I am porting an embedded application from FreeRTOS to Petalinux. The target is a custom made board with a 1G PHY and Zynq-7020 chip. The app generates about 16KB of data and sends it out the PHY to a host computer via fragmented UDP messages repeatedly at a fairly high rate. This all works very well with FreeRTOS and lwIP, achieving up to 800 Mbps sustained throughput. With Petalinux I am doing pretty well in achieving about 400 Mbps (from what I have read on other posts) but I need to squeeze some more speed out of it.
The FPGA builds the data into one of two ping-pong buffers in on-chip-memory and then kicks the ARM CPU. On interrupt, the ARM app reads a register that states what ping-pong buffer is complete, adds some header information to the OCM buffer, and then calls sendto to send the buffer to the host.
I believe the slowdown is at the user-kernel barrier. I have seen posts that suggest using vmsplice/splice from memory to socket via pipes but I have not been able to get this to work. I think the problem is that the user-level code cannot mmap to the OCM memory correctly and the vmsplice call fails giving an EFAULT error (bad address).
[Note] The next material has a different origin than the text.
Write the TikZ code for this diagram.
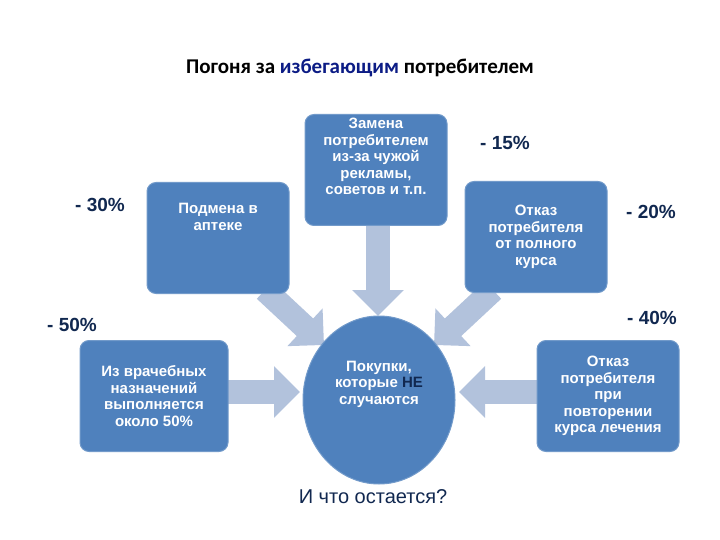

I have mmap-ed to the OCM memory via /dev/mem and I think that might be one place where I am going wrong.
I have also tried creating a kernel module that ioremaps the OCM memory and provides it to the user application but I have not been able to get the user app to access the OCM buffer properly (the kernel module appears to get the buffer from the OCM driver). I need to be able to modify the buffer in OCM at the user level and then have the buffer sent to a socket without the kernel level generating an extra copy of it (try to get closer to zero-copy).
Is what I am trying to do even possible in Petalinux? Can someone please point me in a direction that might work? I am fairly new to Petalinux so I might be missing something trivial.